++++ SOURCE MATERIAL
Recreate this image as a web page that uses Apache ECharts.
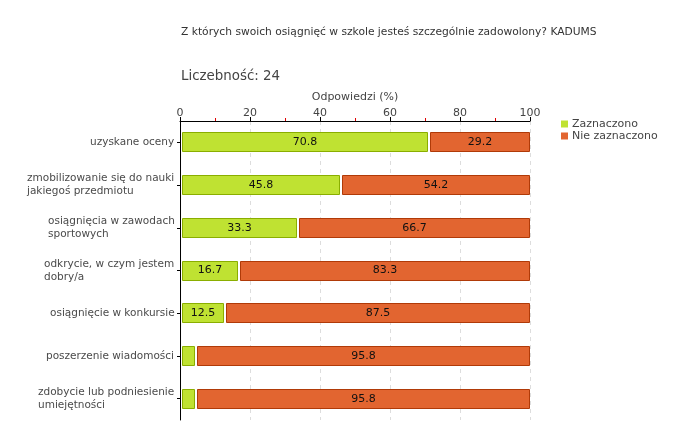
<!DOCTYPE html>
<html><head><meta charset="utf-8">
<script src="https://cdn.jsdelivr.net/npm/echarts@6/dist/echarts.min.js"></script>
<style>html,body{margin:0;padding:0;background:#fff}#c{width:680px;height:440px}</style>
</head><body><div id="c"></div>
<script>
const titleText = 'Z których swoich osiągnięć w szkole jesteś szczególnie zadowolony? KADUMS';
const countText = 'Liczebność: 24';
const axisName = 'Odpowiedzi (%)';
const categories = [
  'uzyskane oceny',
  'zmobilizowanie się do nauki\njakiegoś przedmiotu',
  'osiągnięcia w zawodach\nsportowych',
  'odkrycie, w czym jestem\ndobry/a',
  'osiągnięcie w konkursie',
  'poszerzenie wiadomości',
  'zdobycie lub podniesienie\numiejętności'
];
const seriesNames = ['Zaznaczono', 'Nie zaznaczono'];
const zaznaczono = [70.8, 45.8, 33.3, 16.7, 12.5, 4.2, 4.2];
const nieZaznaczono = [29.2, 54.2, 66.7, 83.3, 87.5, 95.8, 95.8];
const xTicks = [0, 20, 40, 60, 80, 100];

const FONT = 'DejaVu Sans';
const LABEL_SIZE = 10.5;
const colors = [
  {fill: '#bfe232', stroke: '#8aae00'},
  {fill: '#e26530', stroke: '#b03a08'}
];

// measure label lines so multi-line labels are left-aligned inside a right-aligned block
const ctx = document.createElement('canvas').getContext('2d');
ctx.font = LABEL_SIZE + 'px "' + FONT + '"';
const rich = {};
categories.forEach((c, i) => {
  const w = Math.max(...c.split('\n').map(l => ctx.measureText(l).width));
  rich['l' + i] = {width: Math.ceil(w), align: 'left', fontFamily: FONT, fontSize: LABEL_SIZE, color: '#4a4a4a', lineHeight: 13};
});

function makeData(vals, offsets) {
  return vals.map((v, i) => [i, offsets[i], v]);
}
const zeros = categories.map(() => 0);

function renderer(colorIdx) {
  return function (params, api) {
    const idx = api.value(0), start = api.value(1), val = api.value(2);
    const p0 = api.coord([start, idx]);
    const p1 = api.coord([start + val, idx]);
    const h = Math.round(api.size([0, 1])[1] * 0.47);
    const x0 = Math.round(p0[0]) + 2;
    const x1 = Math.round(p1[0]);
    const y0 = Math.round(p0[1] - h / 2);
    const children = [{
      type: 'rect',
      shape: {x: x0 + 0.5, y: y0 + 0.5, width: x1 - x0 - 1, height: h - 1},
      style: {fill: colors[colorIdx].fill, stroke: colors[colorIdx].stroke, lineWidth: 1}
    }];
    if (val >= 10) {
      children.push({
        type: 'text',
        style: {text: val.toFixed(1), x: (x0 + x1) / 2, y: p0[1], align: 'center', verticalAlign: 'middle',
          fill: '#111', font: '11px "' + FONT + '"'}
      });
    }
    return {type: 'group', children};
  };
}

const chart = echarts.init(document.getElementById('c'), null, {renderer: 'canvas'});
chart.setOption({
  animation: false,
  backgroundColor: '#fff',
  title: [
    {text: titleText, left: 176, top: 22, textStyle: {fontFamily: FONT, fontSize: 10.7, fontWeight: 'normal', color: '#333'}},
    {text: countText, left: 176, top: 65, textStyle: {fontFamily: FONT, fontSize: 13.4, fontWeight: 'normal', color: '#444'}}
  ],
  legend: {
    orient: 'vertical', left: 556, top: 113, itemWidth: 7, itemHeight: 7, itemGap: 0,
    icon: 'rect',
    textStyle: {fontFamily: FONT, fontSize: 11, color: '#444', padding: [0, 0, 0, -1], lineHeight: 12},
    data: seriesNames
  },
  grid: {left: 180, right: 150, top: 121, bottom: 20, containLabel: false},
  xAxis: {
    type: 'value', position: 'top', min: 0, max: 100, interval: 20,
    name: axisName, nameLocation: 'middle', nameGap: 17,
    nameTextStyle: {fontFamily: FONT, fontSize: 11, color: '#444'},
    axisLine: {show: true, lineStyle: {color: '#000', width: 1}},
    axisTick: {show: true, length: 4, lineStyle: {color: '#000'}},
    minorTick: {show: true, splitNumber: 2, length: 3, lineStyle: {color: '#e00000'}},
    axisLabel: {margin: 2, fontFamily: FONT, fontSize: 11, color: '#444',
      formatter: v => xTicks.includes(v) ? String(v) : ''},
    splitLine: {show: true, lineStyle: {color: '#dddddd', type: [4, 4]}}
  },
  yAxis: {
    type: 'category', inverse: true, data: categories,
    axisLine: {show: true, lineStyle: {color: '#000', width: 1}},
    axisTick: {show: true, alignWithLabel: true, length: 3, lineStyle: {color: '#000'}},
    axisLabel: {margin: 5, fontFamily: FONT, fontSize: LABEL_SIZE, color: '#4a4a4a', lineHeight: 13,
      formatter: (v, i) => '{l' + i + '|' + v + '}', rich: rich},
    splitLine: {show: false}
  },
  series: [
    {name: seriesNames[0], type: 'custom', renderItem: renderer(0),
      itemStyle: {color: colors[0].fill}, encode: {x: [1, 2], y: 0},
      data: makeData(zaznaczono, zeros)},
    {name: seriesNames[1], type: 'custom', renderItem: renderer(1),
      itemStyle: {color: colors[1].fill}, encode: {x: [1, 2], y: 0},
      data: makeData(nieZaznaczono, zaznaczono)}
  ]
});
</script></body></html>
++++++++
EXERCISE PROMPT — Write out, word for word, the lines from the start of the data through the one holding "const zeros = categories.map(() => 0);". Omit pictures.

THE RESPONSE —
Recreate this image as a web page that uses Apache ECharts.
<!DOCTYPE html>
<html><head><meta charset="utf-8">
<script src="https://cdn.jsdelivr.net/npm/echarts@6/dist/echarts.min.js"></script>
<style>html,body{margin:0;padding:0;background:#fff}#c{width:680px;height:440px}</style>
</head><body><div id="c"></div>
<script>
const titleText = 'Z których swoich osiągnięć w szkole jesteś szczególnie zadowolony? KADUMS';
const countText = 'Liczebność: 24';
const axisName = 'Odpowiedzi (%)';
const categories = [
  'uzyskane oceny',
  'zmobilizowanie się do nauki\njakiegoś przedmiotu',
  'osiągnięcia w zawodach\nsportowych',
  'odkrycie, w czym jestem\ndobry/a',
  'osiągnięcie w konkursie',
  'poszerzenie wiadomości',
  'zdobycie lub podniesienie\numiejętności'
];
const seriesNames = ['Zaznaczono', 'Nie zaznaczono'];
const zaznaczono = [70.8, 45.8, 33.3, 16.7, 12.5, 4.2, 4.2];
const nieZaznaczono = [29.2, 54.2, 66.7, 83.3, 87.5, 95.8, 95.8];
const xTicks = [0, 20, 40, 60, 80, 100];

const FONT = 'DejaVu Sans';
const LABEL_SIZE = 10.5;
const colors = [
  {fill: '#bfe232', stroke: '#8aae00'},
  {fill: '#e26530', stroke: '#b03a08'}
];

// measure label lines so multi-line labels are left-aligned inside a right-aligned block
const ctx = document.createElement('canvas').getContext('2d');
ctx.font = LABEL_SIZE + 'px "' + FONT + '"';
const rich = {};
categories.forEach((c, i) => {
  const w = Math.max(...c.split('\n').map(l => ctx.measureText(l).width));
  rich['l' + i] = {width: Math.ceil(w), align: 'left', fontFamily: FONT, fontSize: LABEL_SIZE, color: '#4a4a4a', lineHeight: 13};
});

function makeData(vals, offsets) {
  return vals.map((v, i) => [i, offsets[i], v]);
}
const zeros = categories.map(() => 0);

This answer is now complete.